Surrounded by sun, water, and soil, the Bronx Zoo eco-restrooms, located near the Bronxdale gate, are no typical New York City public facility. Cartoon animals that praise the “power of poop” adorn the stalls and walls of the skylit lavatory. But the graphics, from the children’s book The Truth about Poop by Susan Goodman and illustrated by Elwood Smith, are more than silly scatological humor. They’re also practical, offering advice on conserving resources at home and even providing a recipe for a homemade drain cleaner that won’t harm wildlife.
The restrooms were created both as a conservation measure, as well as a reminder of our intimate connection with the Earth. Just as what goes into the body must come back out, what is taken from the environment must be put back in. At the new restrooms, zoo-goers’ waste is not wasted; instead of entering the sewer system, your contributions—together with those of 500,000 yearly visitors—are flushed into a composting tank below the building. Microorganisms and other critters at the bottom of the food chain eat through the compost tank habitat, transforming its contents into fertilizer.

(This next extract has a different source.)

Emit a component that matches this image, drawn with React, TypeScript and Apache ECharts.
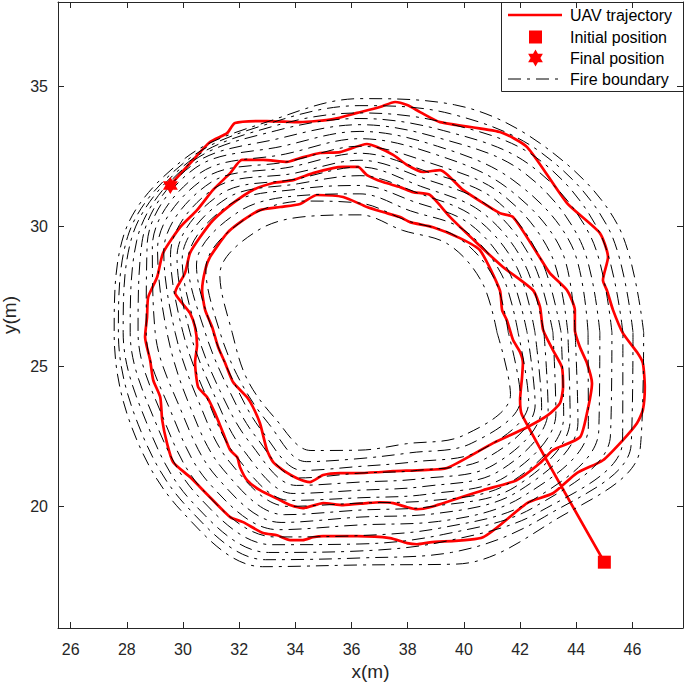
import React, { useEffect, useRef } from "react";
import * as echarts from "echarts";

// ---------- axes ----------
const X_RANGE = [25.55, 47.8];
const Y_RANGE = [15.65, 38];
const X_TICKS = [26, 28, 30, 32, 34, 36, 38, 40, 42, 44, 46];
const Y_TICKS = [20, 25, 30, 35];

// ---------- UAV trajectory ----------
const UAV_X = [
  45.0, 42.07, 42.0, 42.07, 42.1, 42.0, 41.75, 41.53, 41.36, 41.28, 40.57, 39.86, 38.9, 38.08, 37.73, 37.12, 36.55,
  35.7, 34.77, 34.17, 33.46, 32.74, 32.14, 31.57, 30.96, 30.79, 30.68, 30.79, 31.04, 31.25, 31.5, 31.78, 32.28,
  32.49, 32.74, 32.99, 33.21, 33.56, 34.06, 34.52, 34.99, 35.59, 36.2, 36.91, 37.48, 38.54, 39.4, 41.04, 42.25,
  42.99, 43.42, 43.53, 43.49, 43.17, 42.82, 42.71, 42.46, 41.39, 40.47, 39.51, 38.79, 38.19, 37.73, 37.12, 36.55,
  36.23, 35.7, 35.34, 34.63, 33.92, 33.21, 32.49, 31.78, 31.07, 30.61, 30.25, 30.07, 29.79, 29.72, 29.97, 30.25,
  30.43, 30.5, 30.43, 30.54, 30.86, 31.14, 31.43, 31.68, 31.93, 32.03, 32.28, 32.74, 33.46, 33.81, 34.27, 34.99,
  35.7, 36.55, 37.01, 37.48, 37.98, 38.33, 38.79, 40.68, 41.89, 42.71, 43.17, 44.13, 44.38, 44.56, 44.38, 44.13,
  43.95, 43.95, 43.67, 43.06, 42.6, 41.75, 41.28, 39.97, 39.15, 38.54, 37.98, 37.48, 36.91, 36.55, 35.59, 34.88,
  34.17, 33.7, 32.85, 32.1, 31.68, 31.07, 30.5, 29.9, 29.29, 29.08, 28.76, 28.72, 28.65, 28.83, 28.94, 29.19,
  29.26, 29.43, 29.65, 30.25, 30.96, 31.68, 32.14, 32.85, 33.35, 33.81, 34.27, 34.63, 34.99, 36.2, 37.37, 37.98,
  38.33, 38.79, 40.68, 42.25, 43.17, 44.02, 44.95, 45.66, 46.16, 46.37, 46.44, 46.37, 46.16, 45.66, 45.31, 45.09,
  44.95, 45.13, 44.84, 43.67, 42.25, 41.28, 39.15, 38.44, 37.98, 37.55, 37.01, 36.2, 35.34, 34.17, 32.99, 31.85,
  31.57, 30.96, 30.36, 29.54,
];
const UAV_Y = [
  18.0, 23.25, 23.79, 24.61, 25.11, 25.5, 25.93, 26.64, 27.0, 27.71, 29.14, 29.57, 29.96, 30.14, 30.32, 30.5, 30.68,
  31.04, 31.11, 30.79, 30.68, 30.57, 30.21, 29.75, 28.89, 28.43, 27.71, 27.0, 26.39, 25.68, 25.11, 24.43, 23.89,
  23.54, 22.96, 22.0, 21.57, 21.29, 21.0, 20.86, 21.11, 21.18, 21.18, 21.21, 21.25, 21.29, 21.36, 22.25, 22.82,
  23.25, 23.68, 24.25, 24.96, 25.57, 26.29, 27.11, 27.71, 28.54, 29.39, 30.32, 31.11, 31.21, 31.39, 31.57, 31.82,
  32.11, 32.11, 32.07, 31.89, 31.64, 31.54, 31.29, 30.82, 30.21, 29.61, 29.04, 28.32, 27.82, 27.61, 27.25, 26.89,
  26.39, 25.75, 25.14, 24.25, 23.89, 23.32, 22.61, 22.0, 21.75, 21.39, 20.93, 20.57, 20.21, 20.04, 19.93, 20.11,
  20.04, 20.11, 20.14, 20.11, 19.96, 19.89, 19.96, 20.57, 20.93, 21.54, 22.0, 22.46, 23.32, 24.39, 25.11, 25.68,
  26.29, 27.0, 27.71, 28.32, 29.04, 30.32, 30.46, 31.29, 32.0, 31.93, 32.18, 32.54, 32.82, 32.93, 32.64, 32.61,
  32.43, 32.29, 32.36, 32.36, 31.89, 31.29, 30.57, 29.96, 29.04, 28.18, 27.46, 26.75, 26.04, 25.21, 24.5, 23.89,
  23.07, 22.25, 21.57, 21.04, 20.32, 19.61, 19.43, 19.04, 18.96, 18.79, 18.79, 18.89, 18.93, 18.93, 18.86, 18.68,
  18.64, 18.71, 18.89, 20.11, 20.46, 21.18, 21.64, 22.36, 22.96, 23.43, 24.25, 25.11, 25.5, 26.18, 27.0, 27.71,
  28.07, 28.89, 29.75, 30.82, 32.82, 33.36, 33.71, 34.07, 34.32, 34.43, 34.25, 34.04, 33.82, 33.71, 33.75, 33.68,
  33.32, 33.0, 32.36, 31.46,
];
const INITIAL_POSITION = [45.0, 18.0];
const FINAL_POSITION = [29.55, 31.45];

// ---------- fire boundaries: radius (m) of each ring, read along 16 directions from a centre ----------
const FIRE_CENTER = [36.3, 26.2];
const FIRE_DIRECTIONS_DEG = [0, 22.5, 45, 67.5, 90, 112.5, 135, 157.5, 180, 202.5, 225, 247.5, 270, 292.5, 315, 337.5];
const FIRE_RINGS = [
  [4.88, 4.7, 4.45, 3.95, 4.2, 4.5, 5.15, 5.4, 4.55, 4.35, 4.3, 4.56, 4.2, 4.3, 5.2, 5.8],
  [5.28, 5.15, 4.85, 4.33, 4.62, 5.08, 5.75, 5.94, 4.98, 4.6, 4.6, 4.99, 4.5, 4.65, 5.6, 6.19],
  [5.63, 5.45, 5.2, 4.7, 4.95, 5.3, 6.1, 6.3, 5.23, 4.82, 4.95, 5.33, 4.78, 5.0, 5.99, 6.5],
  [5.95, 5.73, 5.5, 5.05, 5.25, 5.55, 6.5, 6.63, 5.51, 5.1, 5.25, 5.62, 5.02, 5.33, 6.35, 6.75],
  [6.23, 6.05, 5.8, 5.39, 5.6, 5.75, 6.75, 6.85, 5.8, 5.4, 5.55, 5.91, 5.34, 5.65, 6.7, 7.0],
  [6.55, 6.35, 6.1, 5.65, 5.91, 5.93, 7.0, 7.05, 6.05, 5.65, 5.9, 6.22, 5.63, 5.95, 7.0, 7.25],
  [6.87, 6.65, 6.42, 5.95, 6.15, 6.15, 7.3, 7.3, 6.3, 5.93, 6.24, 6.49, 5.9, 6.25, 7.3, 7.55],
  [7.16, 6.95, 6.75, 6.22, 6.4, 6.4, 7.55, 7.56, 6.58, 6.25, 6.55, 6.72, 6.09, 6.5, 7.57, 7.85],
  [7.4, 7.35, 7.05, 6.55, 6.65, 6.61, 7.8, 7.8, 6.87, 6.6, 6.9, 7.04, 6.34, 6.72, 7.8, 8.1],
  [7.66, 7.75, 7.35, 6.9, 6.92, 6.9, 8.05, 8.0, 7.29, 6.95, 7.25, 7.34, 6.59, 7.0, 8.0, 8.4],
  [8.12, 8.15, 7.7, 7.2, 7.18, 7.2, 8.3, 8.2, 7.61, 7.3, 7.6, 7.62, 6.87, 7.3, 8.25, 8.8],
  [8.54, 8.5, 8.15, 7.5, 7.42, 7.5, 8.45, 8.4, 7.9, 7.64, 7.93, 7.9, 7.25, 7.55, 8.55, 9.2],
  [8.97, 8.9, 8.5, 7.8, 7.64, 7.8, 8.55, 8.6, 8.18, 7.95, 8.2, 8.2, 7.55, 7.8, 8.8, 9.65],
  [9.36, 9.25, 8.85, 8.09, 7.84, 7.98, 8.62, 8.8, 8.43, 8.25, 8.5, 8.5, 7.8, 8.06, 9.05, 10.12],
  [9.72, 9.6, 9.1, 8.45, 8.1, 8.12, 8.7, 8.95, 8.6, 8.55, 8.75, 8.78, 8.05, 8.5, 9.3, 10.45],
  [10.1, 9.95, 9.35, 8.8, 8.35, 8.2, 8.8, 9.1, 8.75, 8.8, 9.0, 9.05, 8.3, 8.95, 9.6, 10.8],
];

const LEGEND_LABELS = ["UAV trajectory", "Initial position", "Final position", "Fire boundary"];

// ---------- styles ----------
const FONT = "'Liberation Sans', Arial, Helvetica, sans-serif";
const AXIS_COLOR = "#262626";
const RED = "#ff0000";
const DASH_DOT = [13, 6, 3, 6];
const HEXAGRAM = [
  [0, -1], [0.289, -0.5], [0.866, -0.5], [0.577, 0], [0.866, 0.5], [0.289, 0.5],
  [0, 1], [-0.289, 0.5], [-0.866, 0.5], [-0.577, 0], [-0.866, -0.5], [-0.289, -0.5],
];
const HEX_PATH =
  "path://" + HEXAGRAM.map((p, i) => (i === 0 ? "M" : "L") + (p[0] * 100).toFixed(1) + "," + (p[1] * 100).toFixed(1)).join("") + "Z";

function ringPoints(radii: number[]) {
  const pts = radii.map((r, i) => {
    const a = (FIRE_DIRECTIONS_DEG[i] * Math.PI) / 180;
    return [FIRE_CENTER[0] + r * Math.cos(a), FIRE_CENTER[1] + r * Math.sin(a)];
  });
  pts.push(pts[0]);
  return pts;
}

export default function App() {
  const ref = useRef<HTMLDivElement>(null);
  useEffect(() => {
    if (!ref.current) return;
    const chart = echarts.init(ref.current, null, { renderer: "svg" });

    const ringSeries = FIRE_RINGS.map((radii, k) => ({
      type: "line",
      name: "Fire boundary " + k,
      data: ringPoints(radii),
      smooth: 0.35,
      symbol: "none",
      silent: true,
      z: 3,
      lineStyle: { color: "#000", width: 1, type: DASH_DOT },
    }));

    const trajectory = UAV_X.map((x, i) => [x, UAV_Y[i]]);

    const axisCommon = {
      type: "value",
      axisLine: { show: true, onZero: false, lineStyle: { color: AXIS_COLOR, width: 1 } },
      splitLine: { show: false },
    };

    const legendX = 501;
    const legendRows = [15, 37, 58, 79];
    const hexLegend = HEXAGRAM.map((p) => [535.5 + p[0] * 8.5, legendRows[2] + p[1] * 8.5]);

    chart.setOption({
      animation: false,
      backgroundColor: "#fff",
      grid: { left: 58, right: 2, top: 2, bottom: 57, containLabel: false, outerBoundsMode: "none" },
      xAxis: [
        {
          ...axisCommon,
          position: "bottom",
          min: X_RANGE[0],
          max: X_RANGE[1],
          axisTick: { show: true, inside: true, length: 6, customValues: X_TICKS, lineStyle: { color: AXIS_COLOR } },
          axisLabel: { show: true, customValues: X_TICKS, fontSize: 16, color: AXIS_COLOR, fontFamily: FONT, margin: 13 },
          name: "x(m)",
          nameLocation: "middle",
          nameGap: 30,
          nameTextStyle: { fontSize: 19, color: AXIS_COLOR, fontFamily: FONT },
        },
        {
          ...axisCommon,
          position: "top",
          min: X_RANGE[0],
          max: X_RANGE[1],
          axisTick: { show: true, inside: true, length: 6, customValues: X_TICKS, lineStyle: { color: AXIS_COLOR } },
          axisLabel: { show: false },
        },
      ],
      yAxis: [
        {
          ...axisCommon,
          position: "left",
          min: Y_RANGE[0],
          max: Y_RANGE[1],
          axisTick: { show: true, inside: true, length: 6, customValues: Y_TICKS, lineStyle: { color: AXIS_COLOR } },
          axisLabel: { show: true, customValues: Y_TICKS, fontSize: 16, color: AXIS_COLOR, fontFamily: FONT, margin: 10 },
          name: "y(m)",
          nameLocation: "middle",
          nameGap: 34,
          nameTextStyle: { fontSize: 19, color: AXIS_COLOR, fontFamily: FONT },
        },
        {
          ...axisCommon,
          position: "right",
          min: Y_RANGE[0],
          max: Y_RANGE[1],
          axisTick: { show: true, inside: true, length: 6, customValues: Y_TICKS, lineStyle: { color: AXIS_COLOR } },
          axisLabel: { show: false },
        },
      ],
      series: [
        {
          type: "line",
          name: LEGEND_LABELS[0],
          data: trajectory,
          symbol: "none",
          smooth: 0.2,
          silent: true,
          z: 2,
          lineStyle: { color: RED, width: 2.7, join: "round" },
        },
        ...ringSeries,
        {
          type: "scatter",
          name: LEGEND_LABELS[1],
          data: [INITIAL_POSITION],
          symbol: "rect",
          symbolSize: 13,
          itemStyle: { color: RED, opacity: 1 },
          z: 6,
        },
        {
          type: "scatter",
          name: LEGEND_LABELS[2],
          data: [FINAL_POSITION],
          symbol: HEX_PATH,
          symbolSize: [15, 17],
          itemStyle: { color: RED, opacity: 1 },
          z: 6,
        },
      ],
      graphic: [
        {
          type: "group",
          z: 100,
          children: [
            {
              type: "rect",
              shape: { x: legendX + 0.5, y: 2.5, width: 182, height: 89 },
              style: { fill: "#fff", stroke: AXIS_COLOR, lineWidth: 1 },
            },
            {
              type: "line",
              shape: { x1: 508, y1: legendRows[0], x2: 562, y2: legendRows[0] },
              style: { stroke: RED, lineWidth: 2.7 },
            },
            {
              type: "rect",
              shape: { x: 529, y: legendRows[1] - 6.5, width: 13, height: 13 },
              style: { fill: RED },
            },
            {
              type: "polygon",
              shape: { points: hexLegend },
              style: { fill: RED },
            },
            {
              type: "line",
              shape: { x1: 508, y1: legendRows[3], x2: 562, y2: legendRows[3] },
              style: { stroke: "#000", lineWidth: 1, lineDash: DASH_DOT },
            },
            ...LEGEND_LABELS.map((label, i) => ({
              type: "text",
              x: 570,
              y: legendRows[i],
              style: { text: label, fontSize: 16, fontFamily: FONT, fill: "#000", verticalAlign: "middle" },
            })),
          ],
        },
      ],
    });

    return () => chart.dispose();
  }, []);

  return <div ref={ref} style={{ position: "fixed", left: 0, top: 0, width: 685, height: 685 }} />;
}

Meanwhile, excess water from the sinks irrigates the gray water garden just outside, where the plants will naturally filter it.

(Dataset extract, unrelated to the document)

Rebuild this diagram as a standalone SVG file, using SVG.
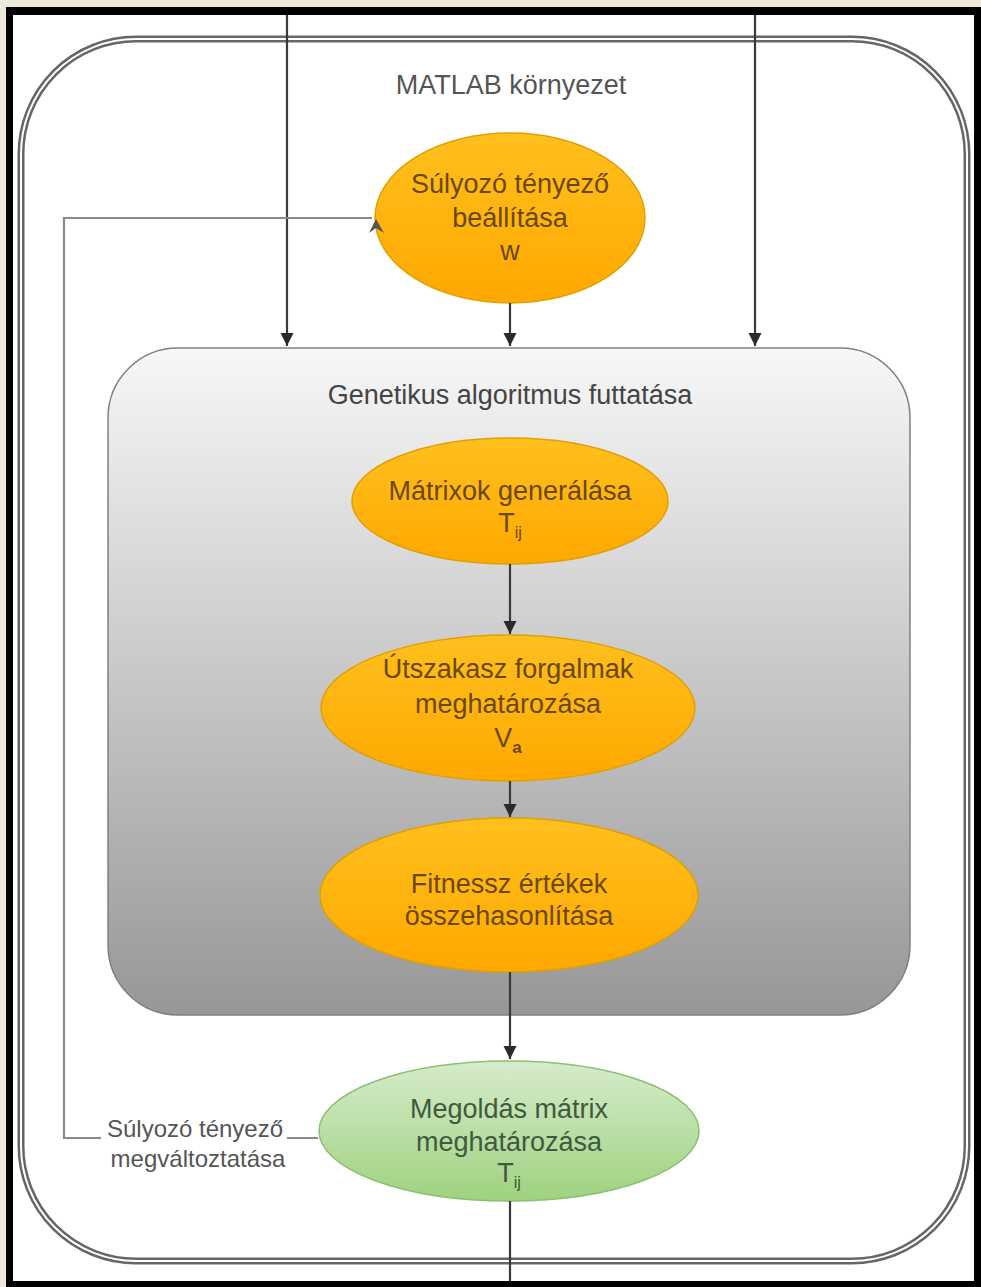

Less than 3 percent of the planet’s water is freshwater, of which humans have access to only a small portion. At the eco-restrooms, this precious resource is cleverly—and cleanly—conserved, through an innovative flush mechanism. Instead of the nearly two gallons of water spent with each flush of a conventional toilet, these facilities accomplish the task with only three ounces of water and a cascade of biocompatible foam. It all adds up to what we like to call “green relief.”